Fu simpatica anche l’arguzia con cui tanti si rivolsero alla Corte Europea e alla signora (finlandese sposata ad un italiano) che ne aveva sollecitato il pronunciamento. Essi, ad esempio, chiedevano sia alla Corte sia alla signora, che, per coerenza, provvedessero all’abolizione della croce dalla bandiera della Finlandia, della Svizzera, della Gran Bretagna, della Svezia, della Norvegia, della Danimarca, dell’Islanda, dell’Irlanda del Nord, della Scozia. della Georgia, della Grecia, ecc. ecc.

Lo stesso potrebbe avvenire a Natale se, come si è verificato anche quest’anno, continuerà ad esserci qualche “libero pensatore” che… per non offendere gli islamici (i quali, per loro stessa dichiarazione, non si sentono affatto offesi), o per non traumatizzare i figli degli agnostici nostrani, chiederanno che non si parli di Natale, ma si opti, che so, per la “Festa del Bianco Inverno”, o già che ci siamo, per essere più colti, per la “Festa dei Saturnali” e si batteranno perché non si faccia il Presepio a scuola, perché la scuola è laica e, quindi, bando a tutto ciò che sa di cristianesimo, largo invece e applausi a Babbo Natale. Non importa se in Italia il presepio lo si fa dal lontano 1223 e quindi fa parte del nostro panorama culturale da quasi 800 anni; qualche… mese prima dell’insulso Babbo Natale. E non importa nemmeno che il canto “Tu scendi dalle stelle” faccia parte della nostra atmosfera natalizia dal 1754, secoli prima di “Bianco Natale” o di “Jingle bells”.

I promotori della nostra cultura, prima di Natale, hanno censurato duramente il parroco di Antey-St-André (AO) per aver detto ai bambini che Babbo Natale non è un personaggio reale. Il reverendo effettivamente poteva risparmiarselo, perché questo è un discorso da fare agli adulti e non ai bambini. Nel contempo però i difensori del pupazzo americano han reclamato che si cancellasse dalla scuola ogni segno acustico e visivo del Natale, come festa della Nascita storica di Gesù (di chi se no?), a partire dalla quale noi da oltre due millenni contiamo lo scorrere del tempo. Squallido!

Ma, per favore, che dialogo interculturale autentico può esserci, ad esempio, tra italiani ed islamici, se uno dei due dialoganti cancella i segni della propria cultura per far piacere all’altro che neppure lo richiede.

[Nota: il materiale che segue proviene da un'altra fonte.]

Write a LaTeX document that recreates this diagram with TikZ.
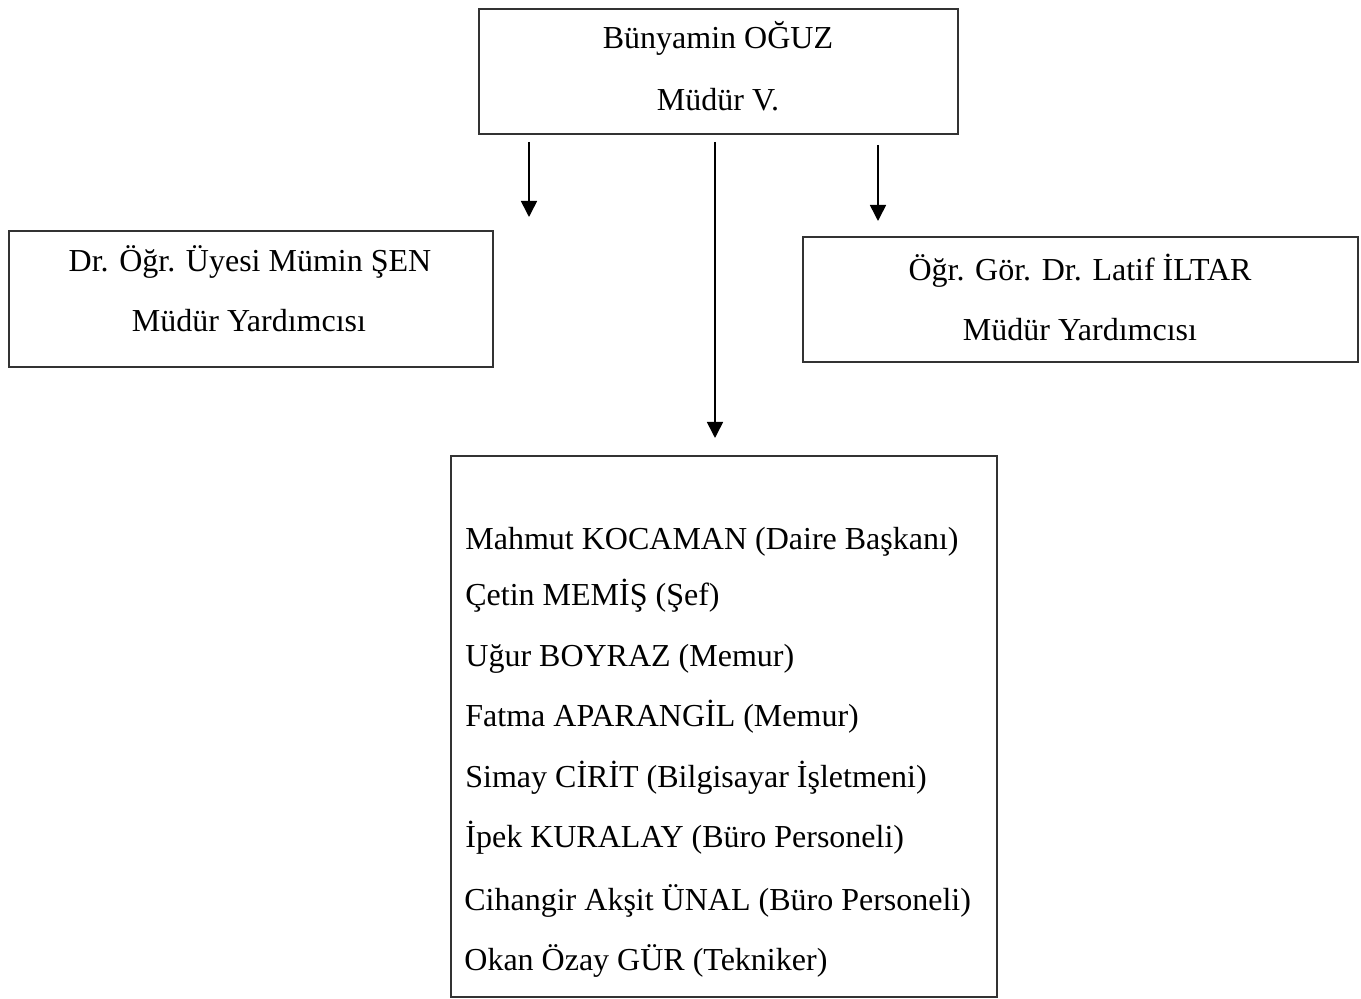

QUELLO CHE INTERESSA A UN PARROCO

Ribadisco con convinzione che la battaglia culturale per il crocifisso e per il presepio mi fa enormemente piacere, perché è un valore, ma…, a me come prete, riguardo al crocifisso e al presepio, sta a cuore qualcosa d’altro. Ed è per questo “qualcosa d’altro” che mi son battuto e mi batterò per tutta la vita. E questo “qualcosa d’altro” è che “Cristo abiti per la fede nei nostri cuori”.

Battersi per il crocifisso sulle pareti delle scuole e per il presepio negli atri delle stesse, e non cercare l’incontro con il Cristo vivo nella sua Chiesa, nei sacramenti, nell’ascolto della Parola, mi fa lo stesso effetto di chi durante un incendio di casa sua volesse salvare la foto della moglie che ha sulla parete e non facesse niente per salvare la moglie dal morire soffocata dal fumo e arsa dalle fiamme.

Mi batterò sempre perché la mia gente preferisca sempre la moglie alla foto della moglie; preferisca Gesù Cristo vivo, (presente e operante nell’Eucaristia, per esempio), all’immagine del Cristo, fosse pure la più artistica e la più preziosa. Cristo è vivo! Cristo è nei sacramenti! Cristo è nei poveri!